On March 4, 1933, President Herbert Hoover and President-elect Franklin Roosevelt sat next to each other in an open car in stony silence for the short ride from the White House to the Capitol for Roosevelt's inauguration. By this time, the two men despised each other. For the rest of his life, Hoover accused Roosevelt of driving the country deeper into the Great Depression and causing the banking panic that awaited the incoming executive. After the swearing-in, Hoover shook the new President's hand, boarded a train for New York -- and the two leaders never saw each other again.
In the months between the election and the inauguration, a lame duck period of four months before the passage of the 20th Amendment that shortened the interregnum, Hoover warned that Roosevelt would be the death of the democracy. On the campaign trail, he predicted that if the Democrats won, "the grass will grow in streets of a hundred cities, a thousand towns."
"When the American people realize some 10 years hence it was on November 8, 1932, that they surrendered the freedom of mind and spirit for which their ancestors had fought and agonized for over 300 years, they will, I hope, recollect, that at least I tried to save them," Hoover wrote privately to a friend after the election.
On March 3, the day before the inauguration, instead of inviting the Roosevelts for the customary dinner, Hoover had them to the White House for tea. It did not go well. Roosevelt recalled, "I hustled my family out of the room. I was sure Jimmy (his eldest son) wanted to punch him (Hoover) in the eye."

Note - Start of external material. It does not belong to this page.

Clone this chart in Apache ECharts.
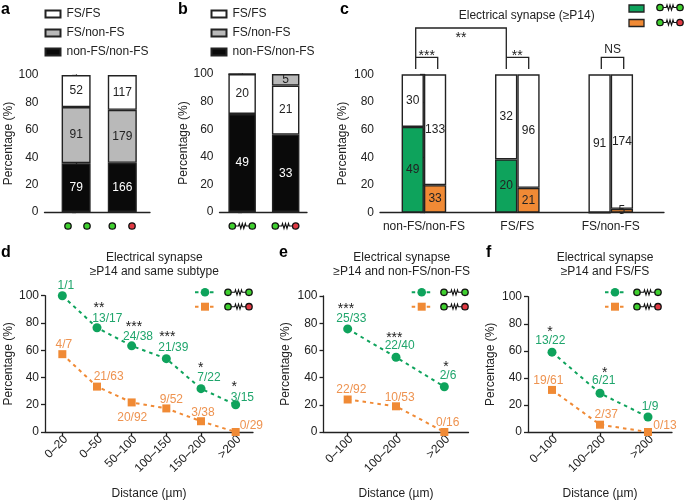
<!DOCTYPE html>
<html><head><meta charset="utf-8">
<style>html,body{margin:0;padding:0;background:#fff}#c{width:685px;height:501px}</style>
<script src="https://cdn.jsdelivr.net/npm/echarts@6/dist/echarts.min.js"></script>
</head><body><div id="c"></div>
<script>
// ---------- data ----------
const yTicks = [0,20,40,60,80,100];
const legendNames = ['FS/FS','FS/non-FS','non-FS/non-FS'];

const aBlack=[35.6,35.9], aGray=[41,38.7], aWhite=[23.4,25.4];
const aBlackN=[79,166], aGrayN=[91,179], aWhiteN=[52,117];

const bBlack=[71,56], bWhite=[29,35.6], bGray=[0,8.4];
const bBlackN=[49,33], bWhiteN=[20,21], bGrayN=['',5];

const cCats=['non-FS/non-FS','FS/FS','FS/non-FS'];
const cGreen=[62,38.5,0], cGreenTop=[38,61.5,100];
const cOrange=[19.9,18,2.8], cOrangeTop=[80.1,82,97.2];
const cGreenN=[49,20,''], cGreenTopN=[30,32,91];
const cOrangeN=[33,21,5], cOrangeTopN=[133,96,174];

const dCats=['0–20','0–50','50–100','100–150','150–200','>200'];
const dGreen=[100,76.5,63.2,53.8,31.8,20];
const dOrange=[57.1,33.3,21.7,17.3,7.9,0];
const dGreenN=['1/1','13/17','24/38','21/39','7/22','3/15'];
const dOrangeN=['4/7','21/63','20/92','9/52','3/38','0/29'];

const eCats=['0–100','100–200','>200'];
const eGreen=[75.8,55,33.3];
const eOrange=[23.9,18.9,0];
const eGreenN=['25/33','22/40','2/6'];
const eOrangeN=['22/92','10/53','0/16'];

const fCats=['0–100','100–200','>200'];
const fGreen=[59,28.6,11.1];
const fOrange=[31.1,5.4,0];
const fGreenN=['13/22','6/21','1/9'];
const fOrangeN=['19/61','2/37','0/13'];

// ---------- label nudges (pixels from the marker) ----------
const dGreenOff=[[3.6,-10.5],[10.3,-9.4],[6.3,-8.9],[7,-10.8],[8,-10.5],[6.7,-7.1]];
const dOrangeOff=[[1.6,-9.8],[11.7,-9.7],[0.6,15.2],[5,-9.2],[2,-8.8],[15.7,-6.8]];
const eGreenOff=[[3.7,-10.1],[3.7,-11.2],[3.7,-11.2]];
const eOrangeOff=[[3.7,-9.5],[3.7,-8.2],[3.4,-9.8]];
const fGreenOff=[[-1.7,-11.1],[3.7,-12.5],[2,-10.5]];
const fOrangeOff=[[-3.7,-8.8],[6.3,-9.8],[17,-6.2]];

// ---------- style ----------
const FONT='"Liberation Sans",Arial,sans-serif';
const INK='#222222', BLACK='#0a0a0a', GRAY='#b9b9b9', WHITE='#ffffff';
const GREEN='#0ea35c', ORANGE='#f08a35', GTEXT='#1fa56c', OTEXT='#ee9350';
const DOTG='#3fd02f', DOTR='#e03a43';

const grids=[
 {left:44.5,top:75,width:105.5,height:137},
 {left:219.5,top:74,width:87.5,height:138},
 {left:380,top:74.3,width:284,height:138.4},
 {left:45,top:295.7,width:208,height:138.3},
 {left:323.5,top:296,width:145,height:138},
 {left:528,top:296.7,width:144,height:137.3}
];
const nameGaps=[30,30,31,30,32,31];

function yAxis(i){return {type:'value',gridIndex:i,min:0,max:100,interval:20,
  name:'Percentage (%)',nameLocation:'middle',nameGap:nameGaps[i],
  nameTextStyle:{fontFamily:FONT,fontSize:12,color:INK},
  axisLine:{show:true,lineStyle:{color:INK,width:1.3}},
  axisTick:{show:true,length:4,lineStyle:{color:INK,width:1.3}},
  axisLabel:{fontFamily:FONT,fontSize:12,color:INK,margin:6,showMinLabel:true,showMaxLabel:true,
    customValues:yTicks},
  splitLine:{show:false}};}
function xValue(i,min,max,extra){return Object.assign({type:'value',gridIndex:i,min,max,
  axisLine:{show:true,onZero:false,lineStyle:{color:INK,width:1.3}},
  axisTick:{show:false},axisLabel:{show:false},splitLine:{show:false}},extra||{});}
function xCat(i,cats){return {type:'category',gridIndex:i,data:cats,boundaryGap:true,
  name:'Distance (µm)',nameLocation:'middle',nameGap:56,
  nameTextStyle:{fontFamily:FONT,fontSize:12,color:INK},
  axisLine:{show:true,lineStyle:{color:INK,width:1.3}},
  axisTick:{show:true,alignWithLabel:true,length:4,lineStyle:{color:INK,width:1.3}},
  axisLabel:{fontFamily:FONT,fontSize:12,color:INK,rotate:45,margin:9,interval:0,padding:[0,-5,0,0]},
  splitLine:{show:false}};}

function bar(name,g,vals,counts,color,txt,width,stack){
  return {type:'bar',name,xAxisIndex:g,yAxisIndex:g,stack,barWidth:width,barGap:0,
    dimensions:['pct','slot'],encode:{x:'slot',y:'pct'},
    itemStyle:{color,borderColor:INK,borderWidth:1.4},
    label:{show:true,position:'inside',color:txt,fontFamily:FONT,fontSize:12,
      formatter:p=>counts[p.dataIndex]},
    data:vals.map((v,k)=>[v,k])};
}
function line(name,g,vals,counts,offs,color,txt,symbol,size){
  return {type:'line',name,xAxisIndex:g,yAxisIndex:g,symbol,symbolSize:size,clip:false,
    lineStyle:{color,width:2,type:[3.5,4]},itemStyle:{color},
    data:vals.map((v,k)=>({value:v,label:{show:true,position:'inside',offset:offs[k],
      color:txt,fontFamily:FONT,fontSize:12,formatter:counts[k]}}))};
}

const series=[
 bar('non-FS/non-FS',0,aBlack,aBlackN,BLACK,'#fff',29,'a'),
 bar('FS/non-FS',0,aGray,aGrayN,GRAY,INK,29,'a'),
 bar('FS/FS',0,aWhite,aWhiteN,WHITE,INK,29,'a'),
 bar('non-FS/non-FS',1,bBlack,bBlackN,BLACK,'#fff',27.5,'b'),
 bar('FS/FS',1,bWhite,bWhiteN,WHITE,INK,27.5,'b'),
 bar('FS/non-FS',1,bGray,bGrayN,GRAY,INK,27.5,'b'),
 bar('Connected green–green',2,cGreen,cGreenN,GREEN,INK,22.3,'cg'),
 bar('Not connected green–green',2,cGreenTop,cGreenTopN,WHITE,INK,22.3,'cg'),
 bar('Connected green–red',2,cOrange,cOrangeN,ORANGE,INK,22.3,'co'),
 bar('Not connected green–red',2,cOrangeTop,cOrangeTopN,WHITE,INK,22.3,'co'),
 line('Green–green',3,dGreen,dGreenN,dGreenOff,GREEN,GTEXT,'circle',9),
 line('Green–red',3,dOrange,dOrangeN,dOrangeOff,ORANGE,OTEXT,'rect',8),
 line('Green–green',4,eGreen,eGreenN,eGreenOff,GREEN,GTEXT,'circle',9),
 line('Green–red',4,eOrange,eOrangeN,eOrangeOff,ORANGE,OTEXT,'rect',8),
 line('Green–green',5,fGreen,fGreenN,fGreenOff,GREEN,GTEXT,'circle',9),
 line('Green–red',5,fOrange,fOrangeN,fOrangeOff,ORANGE,OTEXT,'rect',8)
];

// ---------- annotation graphics ----------
const G=[];
function txt(t,x,y,opt){G.push({type:'text',silent:true,z:20,style:Object.assign({text:t,x,y,fill:INK,
  font:'12px '+FONT,align:'center',verticalAlign:'middle'},opt||{})});}
function stars(n,x,y){txt('*'.repeat(n),x,y+2.5,{font:'14px '+FONT});}
function letter(t,x,y){txt(t,x,y,{font:'bold 16px '+FONT,align:'left',fill:'#000'});}
function path(points,color,w){G.push({type:'polyline',silent:true,z:20,shape:{points},
  style:{stroke:color||INK,lineWidth:w||1.3,fill:null}});}
function dot(x,y,fill,r){G.push({type:'circle',silent:true,z:21,shape:{cx:x,cy:y,r:r||3.2},
  style:{fill,stroke:'#111',lineWidth:1.3}});}
function pair(x1,x2,y,right,joined){
  if(joined){
    const m=(x1+x2)/2, s=1.5;
    path([[x1,y],[m-2.5*s,y],[m-2*s,y-2.5],[m-s,y+2.5],[m,y-2.5],[m+s,y+2.5],[m+2*s,y-2.5],[m+2.5*s,y],[x2,y]],'#111',1.1);
  }
  dot(x1,y,DOTG); dot(x2,y,right);
}
function lineKey(x1,x2,y,color,sym){
  G.push({type:'line',silent:true,z:20,shape:{x1,y1:y,x2,y2:y},style:{stroke:color,lineWidth:2,lineDash:[3.5,4]}});
  const m=(x1+x2)/2;
  if(sym==='circle') G.push({type:'circle',silent:true,z:21,shape:{cx:m,cy:y,r:4.3},style:{fill:color}});
  else G.push({type:'rect',silent:true,z:21,shape:{x:m-4,y:y-4,width:8,height:8},style:{fill:color}});
}
function keyBlock(x1,x2,ix1,ix2){
  lineKey(x1,x2,292.3,GREEN,'circle'); lineKey(x1,x2,306.7,ORANGE,'rect');
  pair(ix1,ix2,292.3,DOTG,true); pair(ix1,ix2,306.7,DOTR,true);
}

letter('a',1,10); letter('b',178,10); letter('c',340,10);
letter('d',1,253); letter('e',279,253); letter('f',486,253);

pair(68,87,226,DOTG,false); pair(112.3,132,226,DOTR,false);
pair(232.3,252.3,226,DOTG,true); pair(275.3,295.7,226,DOTR,true);

G.push({type:'rect',silent:true,z:20,shape:{x:629,y:5,width:15,height:7},style:{fill:GREEN,stroke:INK,lineWidth:1.3}});
G.push({type:'rect',silent:true,z:20,shape:{x:629,y:19.5,width:15,height:7},style:{fill:ORANGE,stroke:INK,lineWidth:1.3}});
pair(660,680,7.5,DOTG,true); pair(660,680,22.5,DOTR,true);

path([[415.7,69],[415.7,28],[506.3,28],[506.3,69]]);
path([[415.7,57.3],[437.7,57.3],[437.7,69]]);
path([[506.3,57.3],[528.7,57.3],[528.7,69]]);
path([[601.3,69],[601.3,57.3],[623.7,57.3],[623.7,69]]);
stars(3,426.7,53.3); stars(2,461,35.3); stars(2,517.3,53.3);
txt('NS',612.7,49.3);

stars(2,99,306); stars(3,134,324.3); stars(3,167.3,335); stars(1,200.7,365.7); stars(1,234.3,385);
stars(3,346,306.3); stars(3,394.3,335.3); stars(1,446,364.3);
stars(1,550,329.3); stars(1,604.7,371);

keyBlock(195,215,228,249);
keyBlock(411.7,431.7,444,465);
keyBlock(605,625,637,658);

const titleStyle={fontFamily:FONT,fontSize:12,fontWeight:'normal',color:INK,lineHeight:14.5};
const titles=[
 {text:'Electrical synapse (≥P14)',left:521.7,top:3,textAlign:'center',textStyle:titleStyle},
 {text:'Electrical synapse\n≥P14 and same subtype',left:149.3,top:245,textAlign:'center',textStyle:titleStyle},
 {text:'Electrical synapse\n≥P14 and non-FS/non-FS',left:396.7,top:245,textAlign:'center',textStyle:titleStyle},
 {text:'Electrical synapse\n≥P14 and FS/FS',left:600,top:245,textAlign:'center',textStyle:titleStyle}
];
function legend(left){return {left,top:3,orient:'vertical',icon:'rect',itemWidth:15,itemHeight:7,itemGap:7,
  selectedMode:false,data:legendNames,textStyle:{fontFamily:FONT,fontSize:12,color:INK,padding:[0,0,0,1]}};}

const chart=echarts.init(document.getElementById('c'),null,{renderer:'canvas'});
chart.setOption({
 animation:false,backgroundColor:'#fff',
 title:titles,
 legend:[legend(39.5),legend(205.5)],
 grid:grids,
 xAxis:[
  xValue(0,-0.685,1.6),
  xValue(1,-0.52,1.49),
  xValue(2,-0.47,2.57,{axisLabel:{show:true,customValues:[0,1,2],formatter:v=>cCats[v],
     fontFamily:FONT,fontSize:12,color:INK,margin:8,hideOverlap:false}}),
  xCat(3,dCats),xCat(4,eCats),xCat(5,fCats)
 ],
 yAxis:[0,1,2,3,4,5].map(yAxis),
 series,
 graphic:{elements:G}
});
</script></body></html>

But unlike President Donald Trump, who is leaving town before his successor takes the oath of office, Hoover still showed up the next day. He rode alongside Roosevelt, albeit miserably, down Pennsylvania Avenue to the inaugural ceremony, a moment captured indelibly in photographs with a joyless Hoover next to an ebullient Roosevelt. Hoover had called a special session of Congress to allow for the rapid approval of Roosevelt's Cabinet appointments. And he allowed for the smooth transfer of power, even as he felt certain the country would ignite into flaming embers.